Can a Game be Too Clever? Double Fine's Hack 'N Slash Aims to Find Out

Can a Game be Too Clever? Double Fine's Hack 'N Slash Aims to Find Out

Anything goes in this subversive take on The Legend of Zelda... including completely destroying the game code itself.

In a decade of playing preview code for games in early development, I've heard plenty of developers warn me about potential crashes as I sit down to have a go at their project. But until Double Fine's Hack 'n Slash, those warnings have never been a point of pride.

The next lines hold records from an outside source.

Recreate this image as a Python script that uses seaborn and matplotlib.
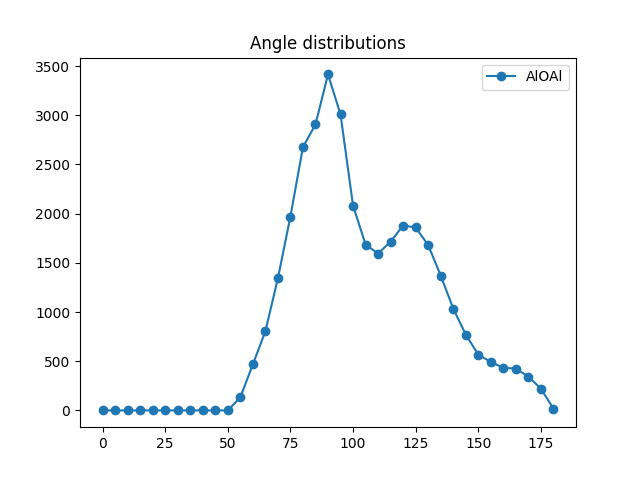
import numpy as np
import pandas as pd
import seaborn as sns
import matplotlib
matplotlib.use("Agg")
import matplotlib.pyplot as plt

# bond angle bins (degrees) and counts
angles = list(range(0, 181, 5))
counts = [0, 0, 0, 0, 0, 0, 0, 0, 0, 0, 0,
          132, 468, 804, 1343, 1970, 2676, 2906, 3415, 3008,
          2082, 1686, 1594, 1716, 1879, 1859, 1679, 1370, 1035,
          770, 567, 492, 434, 424, 343, 221, 17]
label = "AlOAl"

df = pd.DataFrame({"angle": angles, "count": counts})

fig, ax = plt.subplots(figsize=(6.4, 4.8), dpi=100)
sns.lineplot(data=df, x="angle", y="count", ax=ax, marker="o",
             markersize=6, markeredgecolor="#1f77b4", markeredgewidth=1,
             color="#1f77b4", linewidth=1.5, label=label)
ax.set_title("Angle distributions")
ax.set_xlabel("")
ax.set_ylabel("")
ax.legend(loc="upper right")

plt.savefig("out.png", dpi=100)
plt.close()
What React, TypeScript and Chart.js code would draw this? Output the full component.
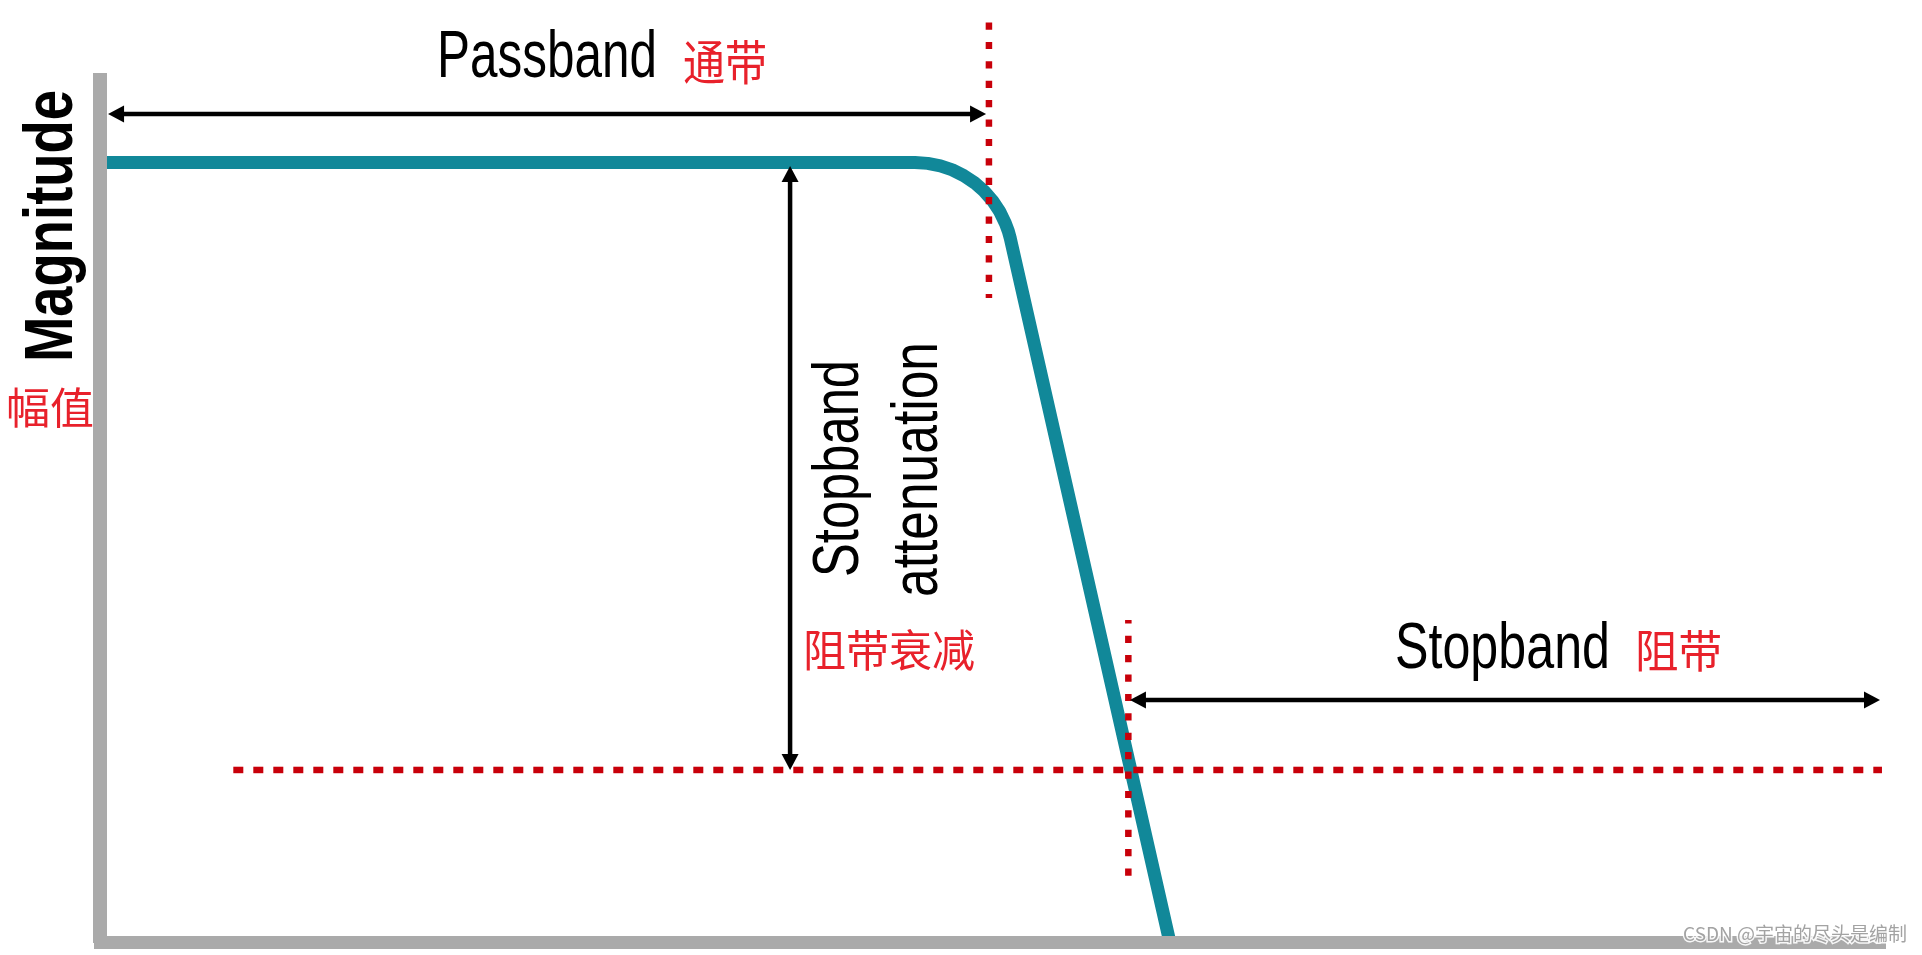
import React, { useEffect, useRef } from 'react';
import { Chart, registerables } from 'chart.js';

Chart.register(...registerables);

// Filter magnitude response (normalised frequency 0..10, magnitude 0..1)
const responseX = [0, 4.566, 4.637, 4.708, 4.775, 4.839, 4.899, 4.953, 5.0, 5.04, 5.071, 5.088, 5.1, 5.994];
const responseY = [1, 1, 0.9989, 0.9957, 0.9905, 0.9832, 0.9741, 0.9633, 0.951, 0.9374, 0.9227, 0.9124, 0.9025, 0];

// Band edges (vertical dotted markers)
const edgeX = [4.98, 5.761];
const edgeTop = [1.1795, 0.4135];
const edgeBottom = [0.8263, 0.0776];
const edgeDashOffset = [0, 3.7];

// Stopband level (horizontal dotted marker)
const stopLevel = 0.2212;
const stopLevelSpan = [0.7468, 9.983];

// Dimension arrows
const passbandArrowX = [0.045, 4.964];
const passbandArrowY = 1.0622;
const stopbandArrowX = [5.77, 9.972];
const stopbandArrowY = 0.3109;
const attenuationArrowX = 3.866;
const attenuationArrowY = [0.9955, 0.2212];

// Texts
const passbandLabel = ['Passband', '通带'];
const magnitudeLabel = ['Magnitude', '幅值'];
const attenuationLabel = ['Stopband', 'attenuation', '阻带衰减'];
const stopbandLabel = ['Stopband', '阻带'];
const watermark = 'CSDN @宇宙的尽头是编制';

const TEAL = '#118899';
const AXIS = '#aaaaaa';
const DOT_RED = '#c8000a';
const TEXT_RED = '#e8212b';
const LATIN = '"Liberation Sans", Arial, sans-serif';
const CJK = '"Noto Sans CJK SC", sans-serif';

function fitText(
  ctx: CanvasRenderingContext2D,
  text: string,
  x: number,
  y: number,
  font: string,
  color: string,
  width: number,
  align: CanvasTextAlign,
  rotated: boolean
) {
  ctx.save();
  ctx.translate(x, y);
  if (rotated) ctx.rotate(-Math.PI / 2);
  ctx.font = font;
  ctx.textBaseline = 'alphabetic';
  ctx.textAlign = align;
  const w = ctx.measureText(text).width;
  ctx.scale(width / w, 1);
  ctx.fillStyle = color;
  ctx.fillText(text, 0, 0);
  ctx.restore();
}

function head(ctx: CanvasRenderingContext2D, tx: number, ty: number, dx: number, dy: number) {
  const L = 16;
  const W = 8.5;
  ctx.beginPath();
  ctx.moveTo(tx, ty);
  ctx.lineTo(tx - dx * L - dy * W, ty - dy * L + dx * W);
  ctx.lineTo(tx - dx * L + dy * W, ty - dy * L - dx * W);
  ctx.closePath();
  ctx.fill();
}

function doubleArrow(ctx: CanvasRenderingContext2D, x1: number, y1: number, x2: number, y2: number) {
  const ang = Math.atan2(y2 - y1, x2 - x1);
  const dx = Math.cos(ang);
  const dy = Math.sin(ang);
  ctx.save();
  ctx.strokeStyle = '#000';
  ctx.fillStyle = '#000';
  ctx.lineWidth = 4.5;
  ctx.lineCap = 'butt';
  ctx.beginPath();
  ctx.moveTo(x1 + dx * 12, y1 + dy * 12);
  ctx.lineTo(x2 - dx * 12, y2 - dy * 12);
  ctx.stroke();
  head(ctx, x2, y2, dx, dy);
  head(ctx, x1, y1, -dx, -dy);
  ctx.restore();
}

const annotations = {
  id: 'annotations',
  afterDraw(chart: any) {
    const ctx: CanvasRenderingContext2D = chart.ctx;
    const xs = chart.scales.x;
    const ys = chart.scales.y;
    const px = (v: number) => xs.getPixelForValue(v);
    const py = (v: number) => ys.getPixelForValue(v);

    // dotted markers
    ctx.save();
    ctx.strokeStyle = DOT_RED;
    ctx.lineWidth = 6.5;
    ctx.lineCap = 'butt';
    ctx.setLineDash([7.2, 12.2]);
    edgeX.forEach((ex, i) => {
      ctx.lineDashOffset = edgeDashOffset[i];
      ctx.beginPath();
      ctx.moveTo(px(ex), py(edgeTop[i]));
      ctx.lineTo(px(ex), py(edgeBottom[i]));
      ctx.stroke();
    });
    ctx.lineDashOffset = 0;
    ctx.setLineDash([10, 10]);
    ctx.beginPath();
    ctx.moveTo(px(stopLevelSpan[0]), py(stopLevel));
    ctx.lineTo(px(stopLevelSpan[1]), py(stopLevel));
    ctx.stroke();
    ctx.restore();

    // arrows
    doubleArrow(ctx, px(passbandArrowX[0]), py(passbandArrowY), px(passbandArrowX[1]), py(passbandArrowY));
    doubleArrow(ctx, px(stopbandArrowX[0]), py(stopbandArrowY), px(stopbandArrowX[1]), py(stopbandArrowY));
    doubleArrow(ctx, px(attenuationArrowX), py(attenuationArrowY[0]), px(attenuationArrowX), py(attenuationArrowY[1]));

    // texts
    fitText(ctx, passbandLabel[0], 437, 77, `66px ${LATIN}`, '#000', 220, 'left', false);
    fitText(ctx, passbandLabel[1], 683, 80, `48px ${CJK}`, TEXT_RED, 84, 'left', false);

    fitText(ctx, magnitudeLabel[0], 72, 226, `bold 68px ${LATIN}`, '#000', 272, 'center', true);
    fitText(ctx, magnitudeLabel[1], 50, 424, `43px ${CJK}`, TEXT_RED, 88, 'center', false);

    fitText(ctx, attenuationLabel[0], 858, 468.5, `64px ${LATIN}`, '#000', 217, 'center', true);
    fitText(ctx, attenuationLabel[1], 937, 469.5, `64px ${LATIN}`, '#000', 255, 'center', true);
    fitText(ctx, attenuationLabel[2], 889, 667, `44px ${CJK}`, TEXT_RED, 172, 'center', false);

    fitText(ctx, stopbandLabel[0], 1395, 668, `64px ${LATIN}`, '#000', 215, 'left', false);
    fitText(ctx, stopbandLabel[1], 1678.5, 667.5, `45px ${CJK}`, TEXT_RED, 87, 'center', false);

    // watermark
    ctx.save();
    ctx.font = `19px ${CJK}`;
    ctx.textAlign = 'right';
    ctx.textBaseline = 'alphabetic';
    ctx.lineWidth = 3;
    ctx.strokeStyle = 'rgba(255,255,255,0.9)';
    ctx.strokeText(watermark, 1907, 941);
    ctx.fillStyle = '#a3a3a3';
    ctx.fillText(watermark, 1907, 941);
    ctx.restore();
  },
};

export default function App() {
  const ref = useRef<HTMLCanvasElement>(null);

  useEffect(() => {
    document.body.style.margin = '0';
    document.body.style.overflow = 'hidden';
    if (!ref.current) return;
    const chart = new Chart(ref.current, {
      type: 'scatter',
      data: {
        datasets: [
          {
            data: responseX.map((x, i) => ({ x, y: responseY[i] })),
            showLine: true,
            borderColor: TEAL,
            backgroundColor: TEAL,
            borderWidth: 13,
            borderCapStyle: 'butt',
            borderJoinStyle: 'round',
            pointRadius: 0,
            pointHoverRadius: 0,
            tension: 0,
            fill: false,
          },
        ],
      },
      options: {
        responsive: false,
        animation: false,
        devicePixelRatio: 1,
        events: [],
        layout: { padding: { left: 100, top: 80, right: 37, bottom: 12.5 } },
        plugins: {
          legend: { display: false },
          tooltip: { enabled: false },
          title: { display: false },
        },
        scales: {
          x: {
            type: 'linear',
            min: 0,
            max: 10,
            grid: { display: false, drawTicks: false },
            ticks: { display: false },
            border: { display: true, color: AXIS, width: 13, z: 1 },
          },
          y: {
            type: 'linear',
            min: 0,
            max: 1.1058,
            grid: { display: false, drawTicks: false },
            ticks: { display: false },
            border: { display: true, color: AXIS, width: 14, z: 1 },
          },
        },
      },
      plugins: [annotations],
    } as any);
    return () => chart.destroy();
  }, []);

  return (
    <div style={{ position: 'absolute', left: 0, top: 0, width: 1922, height: 955 }}>
      <canvas ref={ref} width={1922} height={955} style={{ display: 'block' }} />
    </div>
  );
}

"We've given the player access to all kinds of game code and triggers," I was told as I wandered through a beautiful hand-painted forest reminiscent of Eyvind Earle's iconic backdrops for Disney's Sleeping Beauty. "There aren't any protections in place." I glanced up to see the Double Fine representative shrug with an "oh well" gesture. Oh well – someone could crash the game, but that's entirely by design.

Hack 'N Slash operates under the premise of a simple, why-didn't-I-think-of-it-first pun: It's a hack and slash Zelda-style top-down action RPG, but it's also a game about hacking in the Kevin Mitnick sense of the word. Most objects in Hack 'N Slash feature a built-in USB port, and you can wander up to them and literally hack them. Bees hassling you? Set their aggression flag to "no." Bushes in the way? Set their "burning" flag to "yes." Box puzzle confusing you? Change the parameters of the boxes so you can pull them three spaces at once instead of pushing them one space forward.

Better yet, keep the bee's aggression flag to yes, but change the damage value of its attack to a negative number so it flies angrily after you healing you every time it lands a hit. Manipulate those bushes so that when they burn they reveal hidden items. Or go crazy and change the intrinsic value of an object to a number so high it causes a buffer overrun and crashes the game, if you want. Double Fine doesn't care. In fact, they want you to do your best to break the game. If you succeed, that means they've done their job.

The jarring contrast between storybook world and cyberpunk interface makes for one of the most visually intriguing games in recent memory.

According to Double Fine, Hack 'N Slash actually lets players tinker with and modify the game's code on the fly. Every interactive object in the game has certain values that determine how it behaves, and you can directly modify these values for any object or creature possessing a USB port. Of course, you can't just wantonly futz with any program data you like, but nevertheless Hack 'N Slash offers an interesting approach by presenting small windows into the actual game code and giving you the freedom to manipulate it.

The William Gibson vibe of the game mechanics clash with the Little Golden Book artwork with which the pastoral world of the game has been rendered. It's not your typical Zelda clone in terms of play, nor does it particularly look like a typical cyberpunk epic. Combining a sylvan fantasy realm complete with magical sprites and preening wizards with a premise that utterly shatters the fourth wall isn't entirely unheard of – heck, South Park: The Stick of Truth dabbled in that concept from a different angle just recently – but Hack 'N Slash manages to establish its own personality in short order. It's intriguingly bizarre and fairly gutsy as well, and I'm looking forward to seeing how quickly I can crash the game to desktop. Because that's how Double Fine would want it.